Remove chicken from water and shred. You can either use two forks or I prefer to use my Kitchen Aid stand mixer. Place chicken in the bowl and use the paddle attachment. Start on a lower setting since the chicken is hot and wet and sometimes has a tendency to pop right out of the bowl! Once it starts to shred a bit, you can can increase the speed to medium.
Don’t have a stand mixer? A hand mixer and a large bowl work as well!
Place the shredded chicken in an airtight container in the fridge for up to 4 days.
How do you make Tater Tot Chicken Pot Pie Casserole?
I always recommend measuring out all of your ingredients and spices before you start. This will speed up the process and also cut down on the stress and anxiety of trying to find what you need, AND measure it out while you have burners blazing and stuff bubbling!
Peel and slice your carrots. Measure out the veggies and place on a plate or in bowls and set to the side. Measure out all of the spices onto a plate and set to the side.
In a large pot, combine butter and carrots in a pan over medium heat and sauté until carrots start to soften. Wisk in flour (the sauce will thicken up).
Stir in half & half and all the spices. Add the chicken broth and simmer 4-5 minutes for sauce to thicken again.
Stir in the cooked chicken, peas and corn.
I prefer to shred my own cheese. While pre-shredded cheese is super quick and convenient, it’s typically coated a product that keeps it dry to prevent clumping in the bag, which also tends to prevent it from melting well. So even though it takes a bit longer, I always buy the big block of cheese and shred it up myself when I get home. My all-time favorite kitchen gadget is this slicer/shedder attachment for my KitchenAid mixer! It sheds the entire block of cheese in seconds. I keep it in ziplock baggie in fridge so you have I have it on hand when I need it just like a bag of the pre-shredded.
Add cheese and give everything one last stir to combine. Pour mixture into a buttered 9×13 baking dish.
Open the bag of tater tots and lay them on top of the chicken and veggie mixture. I prefer to do nice, neat rows so that each bite of the casserole gets a mouthful of crispy tot. But if you are in a hurry, you can also just shake them out. 🙂
Bake at 425 degrees for 25 mins or until tots are nice and golden.
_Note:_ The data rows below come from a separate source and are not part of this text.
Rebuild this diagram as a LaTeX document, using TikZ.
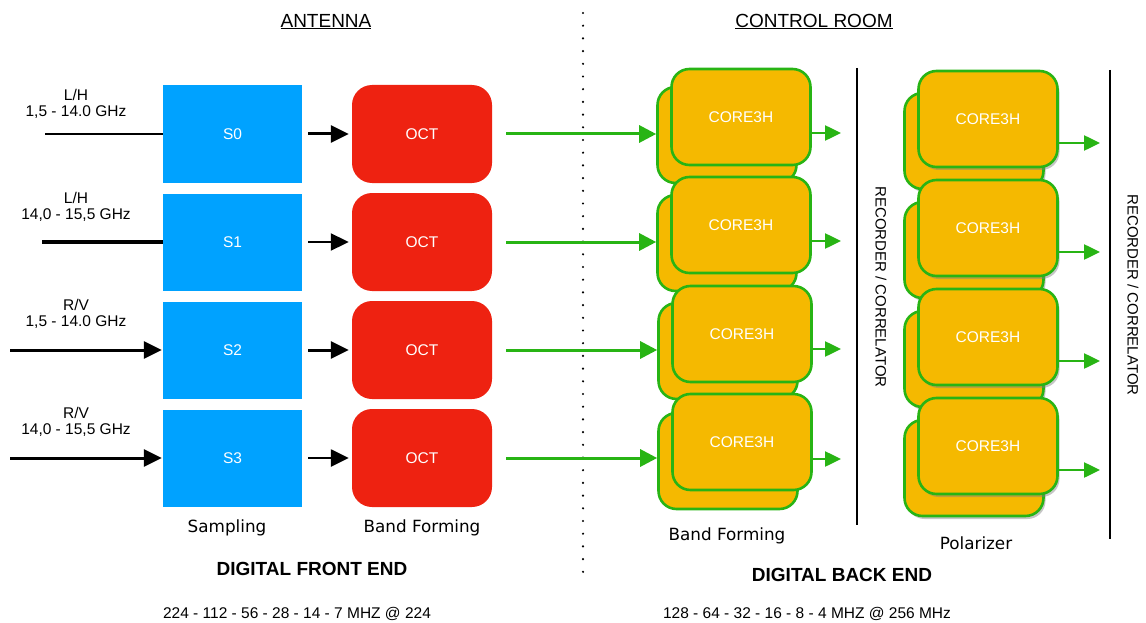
\documentclass[tikz,border=0pt]{standalone}
\usepackage{fontspec}
\setmainfont{Liberation Sans}
\newfontfamily\labelfont{DejaVu Sans}
\usetikzlibrary{arrows.meta,shadows}

\definecolor{sampblue}{RGB}{0,162,255}
\definecolor{octred}{RGB}{238,34,17}
\definecolor{coreyellow}{RGB}{245,185,0}
\definecolor{coregreen}{RGB}{40,180,20}

\tikzset{
  boxtext/.style={text=white, font=\fontsize{15.5}{18}\selectfont},
  sampbox/.style={boxtext, fill=sampblue, minimum width=139pt, minimum height=97pt, inner sep=0pt},
  octbox/.style={boxtext, fill=octred, rounded corners=20pt, minimum width=140pt, minimum height=98pt, inner sep=0pt},
  corebox/.style={boxtext, fill=coreyellow, draw=coregreen, line width=2.6pt, rounded corners=18pt, minimum width=139pt, minimum height=96pt, inner sep=0pt},
  polbox/.style={corebox, drop shadow={shadow xshift=2pt, shadow yshift=-3pt, opacity=.45}},
  freqlabel/.style={align=center, font=\fontsize{15.5}{16.5}\selectfont},
  stagelabel/.style={font=\labelfont\fontsize{16.8}{19}\selectfont},
  titlelabel/.style={font=\fontsize{19}{22}\selectfont},
  endlabel/.style={font=\bfseries\fontsize{19}{22}\selectfont},
  ratelabel/.style={font=\fontsize{15.5}{18}\selectfont},
  reclabel/.style={rotate=-90, font=\fontsize{15}{18}\selectfont},
  blkarrow/.style={draw=black, line width=3pt, -{Triangle[length=18pt,width=17pt]}},
  grnarrow/.style={draw=coregreen, line width=3pt, -{Triangle[length=17pt,width=17pt]}},
  outarrow/.style={draw=coregreen, line width=2.5pt, -{Triangle[length=16pt,width=15pt]}}
}

\begin{document}
\begin{tikzpicture}[x=1pt, y=-1pt]
            \useasboundingbox (0,0) rectangle (1146,623);

            % Titles
            \node[titlelabel] (ant) at (326,21.5) {\underline{ANTENNA}};
            \node[titlelabel] (ctrl) at (814,21.5) {\underline{CONTROL ROOM}};
            \coordinate (dtop) at (583,13);
            \coordinate (dbot) at (583,575);
            \draw[line width=2.4pt, line cap=round, dash pattern=on 0pt off 12.7pt] (dtop) -- (dbot);

            % Inputs
            \coordinate (in0) at (45,134);
            \coordinate (in1) at (42,242);
            \coordinate (in2) at (10,350);
            \coordinate (in3) at (10,458);
            \node[freqlabel] (lab0) at (76,104) {L/H\\1,5 - 14.0 GHz};
            \node[freqlabel] (lab1) at (76,207) {L/H\\14,0 - 15,5 GHz};
            \node[freqlabel] (lab2) at (76,314) {R/V\\1,5 - 14.0 GHz};
            \node[freqlabel] (lab3) at (76,422) {R/V\\14,0 - 15,5 GHz};

            % Sampling
            \node[sampbox] (s0) at (232.5,134) {S0};
            \node[sampbox] (s1) at (232.5,242) {S1};
            \node[sampbox] (s2) at (232.5,350) {S2};
            \node[sampbox] (s3) at (232.5,458) {S3};

            % Band forming (antenna)
            \node[octbox] (oct0) at (422,134) {OCT};
            \node[octbox] (oct1) at (422,242) {OCT};
            \node[octbox] (oct2) at (422,350) {OCT};
            \node[octbox] (oct3) at (422,458) {OCT};

            % Band forming (control room)
            \node[corebox] (bfb0) at (727,135) {};
            \node[corebox] (bf0) at (741,117) {CORE3H};
            \node[corebox] (bfb1) at (727,243) {};
            \node[corebox] (bf1) at (741,225) {CORE3H};
            \node[corebox] (bfb2) at (728,351) {};
            \node[corebox] (bf2) at (742,334) {CORE3H};
            \node[corebox] (bfb3) at (728,461) {};
            \node[corebox] (bf3) at (742,442) {CORE3H};
            \coordinate (bo0) at (841,133);
            \coordinate (bo1) at (841,241);
            \coordinate (bo2) at (841,349);
            \coordinate (bo3) at (841,459);

            % Polarizer
            \node[polbox] (plb0) at (974,141) {};
            \node[polbox] (pl0) at (988,119) {CORE3H};
            \node[polbox] (plb1) at (974,250) {};
            \node[polbox] (pl1) at (988,228) {CORE3H};
            \node[polbox] (plb2) at (974,359) {};
            \node[polbox] (pl2) at (988,337) {CORE3H};
            \node[polbox] (plb3) at (974,468) {};
            \node[polbox] (pl3) at (988,446) {CORE3H};
            \coordinate (po0) at (1100,143);
            \coordinate (po1) at (1100,252);
            \coordinate (po2) at (1100,361);
            \coordinate (po3) at (1100,470);

            % Recorder / correlator
            \coordinate (r1t) at (857,68);
            \coordinate (r1b) at (857,525);
            \coordinate (r2t) at (1110,70);
            \coordinate (r2b) at (1110,539);
            \draw[line width=2pt] (r1t) -- (r1b);
            \draw[line width=2pt] (r2t) -- (r2b);
            \node[reclabel] (rec1) at (881,287) {RECORDER / CORRELATOR};
            \node[reclabel] (rec2) at (1133,295) {RECORDER / CORRELATOR};

            % Edges
            \path (in0) edge[draw, line width=2.5pt] (s0);
            \path (in1) edge[draw, line width=3.5pt] (s1);
            \path (in2) edge[blkarrow, shorten >=1pt] (s2);
            \path (in3) edge[blkarrow, shorten >=1pt] (s3);

            \path (s0) edge[blkarrow, shorten <=6pt, shorten >=3pt] (oct0);
            \path (s1) edge[blkarrow, line width=2pt, shorten <=6pt, shorten >=3pt] (oct1);
            \path (s2) edge[blkarrow, shorten <=6pt, shorten >=3pt] (oct2);
            \path (s3) edge[blkarrow, line width=2.5pt, shorten <=6pt, shorten >=3pt] (oct3);

            \path (oct0) edge[grnarrow, shorten <=14pt] (bfb0.west |- oct0);
            \path (oct1) edge[grnarrow, shorten <=14pt] (bfb1.west |- oct1);
            \path (oct2) edge[grnarrow, shorten <=14pt] (bfb2.west |- oct2);
            \path (oct3) edge[grnarrow, shorten <=14pt] (bfb3.west |- oct3);

            \path (bf0.east |- bo0) edge[outarrow] (bo0);
            \path (bf1.east |- bo1) edge[outarrow] (bo1);
            \path (bf2.east |- bo2) edge[outarrow] (bo2);
            \path (bf3.east |- bo3) edge[outarrow] (bo3);

            \path (pl0.east |- po0) edge[outarrow] (po0);
            \path (pl1.east |- po1) edge[outarrow] (po1);
            \path (pl2.east |- po2) edge[outarrow] (po2);
            \path (pl3.east |- po3) edge[outarrow] (po3);

            % Labels
            \node[stagelabel] (samp) at (227,528) {Sampling};
            \node[stagelabel] (bfa) at (422,528) {Band Forming};
            \node[stagelabel] (bfc) at (727,536) {Band Forming};
            \node[stagelabel] (pol) at (976,543) {Polarizer};
            \node[endlabel] (dfe) at (312,569) {DIGITAL FRONT END};
            \node[endlabel] (dbe) at (842,575) {DIGITAL BACK END};
            \node[ratelabel] (rate1) at (297,614) {224 - 112 - 56 - 28 - 14 - 7 MHZ @ 224};
            \node[ratelabel] (rate2) at (807,614) {128 - 64 - 32 - 16 - 8 - 4 MHZ @ 256 MHz};
        \end{tikzpicture}
\end{document}
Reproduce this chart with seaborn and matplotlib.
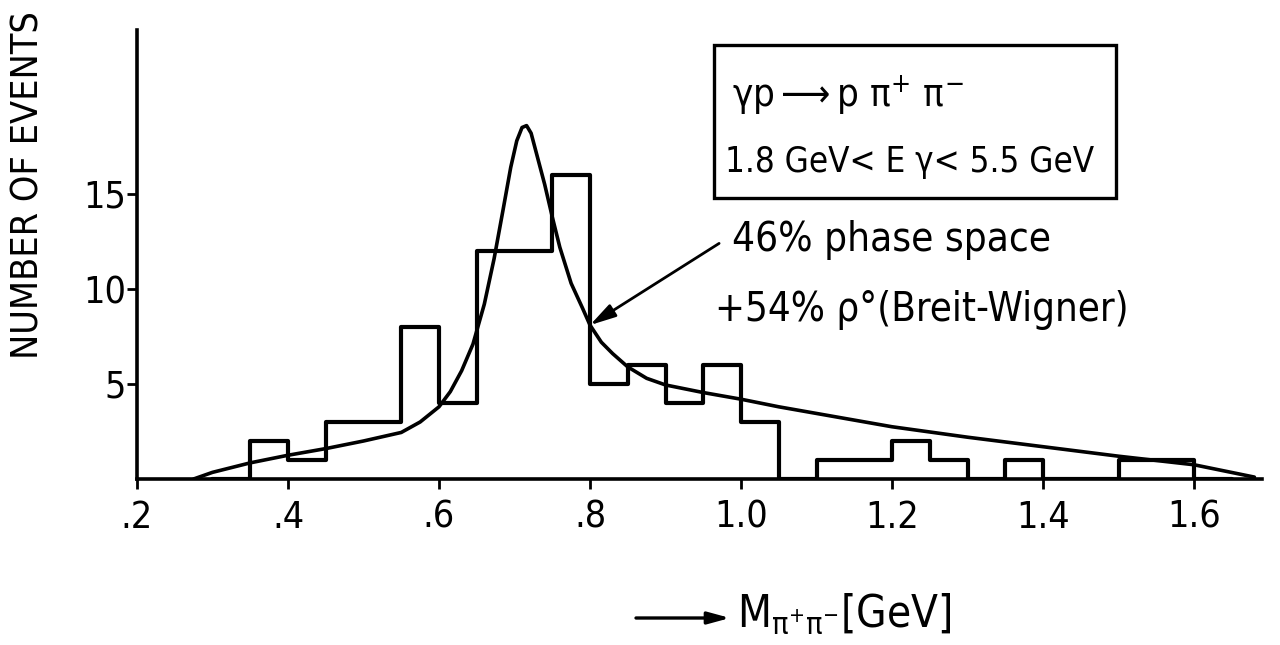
import numpy as np
import pandas as pd
import matplotlib
matplotlib.use("Agg")
import matplotlib.pyplot as plt
import seaborn as sns
from matplotlib import font_manager as fm
from matplotlib.patches import Rectangle

# ---------------- data ----------------
bin_edges = [0.30, 0.35, 0.40, 0.45, 0.50, 0.55, 0.60, 0.65, 0.70, 0.75,
             0.80, 0.85, 0.90, 0.95, 1.00, 1.05, 1.10, 1.15, 1.20, 1.25,
             1.30, 1.35, 1.40, 1.45, 1.50, 1.55, 1.60, 1.65]
event_counts = [0, 2, 1, 3, 3, 8, 4, 12, 12, 16,
                5, 6, 4, 6, 3, 0, 1, 1, 2, 1,
                0, 1, 0, 0, 1, 1, 0]

curve_mass = [0.275, 0.30, 0.35, 0.40, 0.45, 0.50, 0.55, 0.575, 0.60, 0.615,
              0.63, 0.645, 0.66, 0.673, 0.685, 0.695, 0.703, 0.71, 0.716,
              0.722, 0.73, 0.74, 0.75, 0.76, 0.775, 0.79, 0.80, 0.815,
              0.83, 0.85, 0.875, 0.90, 0.95, 1.00, 1.05, 1.10, 1.20,
              1.30, 1.40, 1.50, 1.60, 1.68]
curve_events = [0.0, 0.35, 0.85, 1.25, 1.6, 2.0, 2.45, 3.0, 3.8, 4.6,
                5.7, 7.1, 9.2, 11.6, 14.2, 16.4, 17.8, 18.5, 18.6,
                18.2, 17.0, 15.5, 13.8, 12.2, 10.3, 9.0, 8.1, 7.2,
                6.6, 5.9, 5.3, 4.95, 4.55, 4.2, 3.8, 3.45, 2.75,
                2.2, 1.7, 1.2, 0.75, 0.1]

x_ticks = [0.2, 0.4, 0.6, 0.8, 1.0, 1.2, 1.4, 1.6]
x_tick_labels = [".2", ".4", ".6", ".8", "1.0", "1.2", "1.4", "1.6"]
y_ticks = [5, 10, 15]
y_tick_labels = ["5", "10", "15"]

# ---------------- style ----------------
sns.set_theme(style="white")
names = {f.name for f in fm.fontManager.ttflist}
cond = [f for f in fm.fontManager.ttflist
        if f.name == "DejaVu Sans" and str(f.stretch).lower() in ("condensed", "semi-condensed")]
if cond:
    FAM = ["DejaVu Sans"]
    STRETCH = "condensed"
elif "Liberation Sans Narrow" in names:
    FAM = ["Liberation Sans Narrow", "DejaVu Sans"]
    STRETCH = "normal"
else:
    FAM = ["DejaVu Sans"]
    STRETCH = "normal"
plt.rcParams["font.family"] = FAM
plt.rcParams["font.stretch"] = STRETCH
plt.rcParams["mathtext.fontset"] = "dejavusans"

W, H = 1280, 645
fig = plt.figure(figsize=(W / 100, H / 100), dpi=100)
fig.patch.set_facecolor("white")

ax_l, ax_r, ax_b, ax_t = 137, 1262, 479, 30
ax = fig.add_axes([ax_l / W, (H - ax_b) / H, (ax_r - ax_l) / W, (ax_b - ax_t) / H])
ax.set_facecolor("white")

centers = [(a + b) / 2 for a, b in zip(bin_edges[:-1], bin_edges[1:])]
df = pd.DataFrame({"mass": centers, "n": event_counts})

sns.histplot(data=df, x="mass", weights="n", bins=list(bin_edges), element="step",
             fill=False, color="black", linewidth=3.0, ax=ax)
sns.lineplot(x=curve_mass, y=curve_events, sort=False, estimator=None,
             color="black", linewidth=2.6, ax=ax)

ax.set_xlim(0.2, 0.2 + (ax_r - ax_l) / 755)
ax.set_ylim(0, (ax_b - ax_t) / 19.0)
ax.set_xticks(x_ticks)
ax.set_xticklabels(x_tick_labels)
ax.set_yticks(y_ticks)
ax.set_yticklabels(y_tick_labels)
ax.tick_params(axis="both", direction="out", length=7, width=2, color="black",
               labelsize=27, labelcolor="black", bottom=True, left=True)
ax.tick_params(axis="x", pad=8)
ax.tick_params(axis="y", pad=1)
for s in ["top", "right"]:
    ax.spines[s].set_visible(False)
for s in ["left", "bottom"]:
    ax.spines[s].set_linewidth(2.6)
    ax.spines[s].set_color("black")
ax.set_xlabel("")
ax.set_ylabel("")

def fx(px):
    return px / W

def fy(py):
    return 1 - py / H

# y axis label
fig.text(fx(29), fy(185), "NUMBER OF EVENTS", rotation=90, ha="center", va="center",
         fontsize=27, color="black")

# box with reaction
fig.add_artist(Rectangle((fx(714), fy(198)), fx(1116) - fx(714), fy(45) - fy(198),
                         transform=fig.transFigure, fill=False, edgecolor="black",
                         linewidth=2.4))
fig.text(fx(732), fy(95), r"γp$\longrightarrow$p π$^{+}$ π$^{-}$", ha="left", va="center",
         fontsize=27.5, color="black")
fig.text(fx(725), fy(162), "1.8 GeV< E γ< 5.5 GeV", ha="left", va="center",
         fontsize=25, color="black")

# fit description
fig.text(fx(732), fy(240), "46% phase space", ha="left", va="center",
         fontsize=29, color="black")
fig.text(fx(715), fy(310), "+54% ρ°(Breit-Wigner)", ha="left", va="center",
         fontsize=28.8, color="black")

ax.annotate("", xy=(0.80, 8.1), xytext=(0.971, 12.4),
            arrowprops=dict(arrowstyle="-|>,head_length=1.3,head_width=0.35",
                            color="black", lw=2.0, shrinkA=0, shrinkB=0))

# x axis label with arrow
ax.annotate("", xy=(fx(730), fy(618)), xytext=(fx(636), fy(618)),
            xycoords="figure fraction", textcoords="figure fraction",
            annotation_clip=False,
            arrowprops=dict(arrowstyle="-|>,head_length=1.1,head_width=0.3",
                            color="black", lw=2.4, shrinkA=0, shrinkB=0))
fig.text(fx(737), fy(614), r"M$_{\mathrm{π}^{+}\mathrm{π}^{-}}$[GeV]", ha="left", va="center",
         fontsize=31.5, color="black")

fig.savefig("out.png", dpi=100, facecolor="white")
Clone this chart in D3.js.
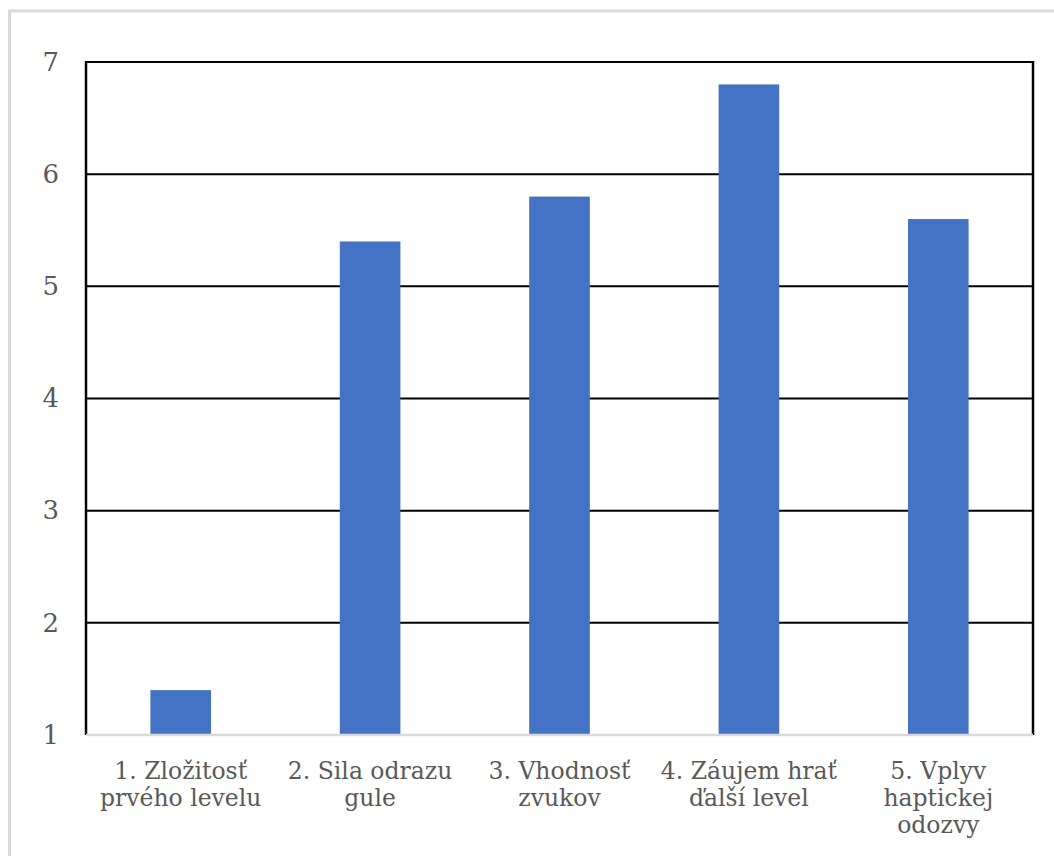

Let stand 5 mins before cutting into servings.
Tater Tot Chicken Pot Pie
- large pot
- 9×13 baking dish
- 5 T butter
- 4 T flour
- 1 cup carrots peeled and sliced
- 2 cup Half and Half
- 1 t garlic powder
- 1/4 t onion powder
- 1/4 t paprika
- 1/2 T salt
- 1/4 t pepper
- 1.5 cups chicken broth
- 1 lb boneless, skinless chicken breasts cooked and shredded
- 1 cup frozen corn
- 1 cup frozen peas
- 1 cup cheddar cheese shredded
- 1 bag frozen tater tots
- Combine butter and carrots in a pan over medium heat and sauté until carrots start to soften.
- Wisk in flour and sauce will thicken up
- Stir in Half & Half and all the spices.
- Add chicken broth and simmer 4-5 minutes for sauce to thicken again.
- Stir in chicken, peas and corn. Add cheese and give everything one last stir to combine.
- Pour mixture into a buttered 9×13 baking dish.
- Top with the tater tots laid out in rows.
- Bake at 425 for 25 mins or until tots are nice and golden. Let stand 5 mins before serving.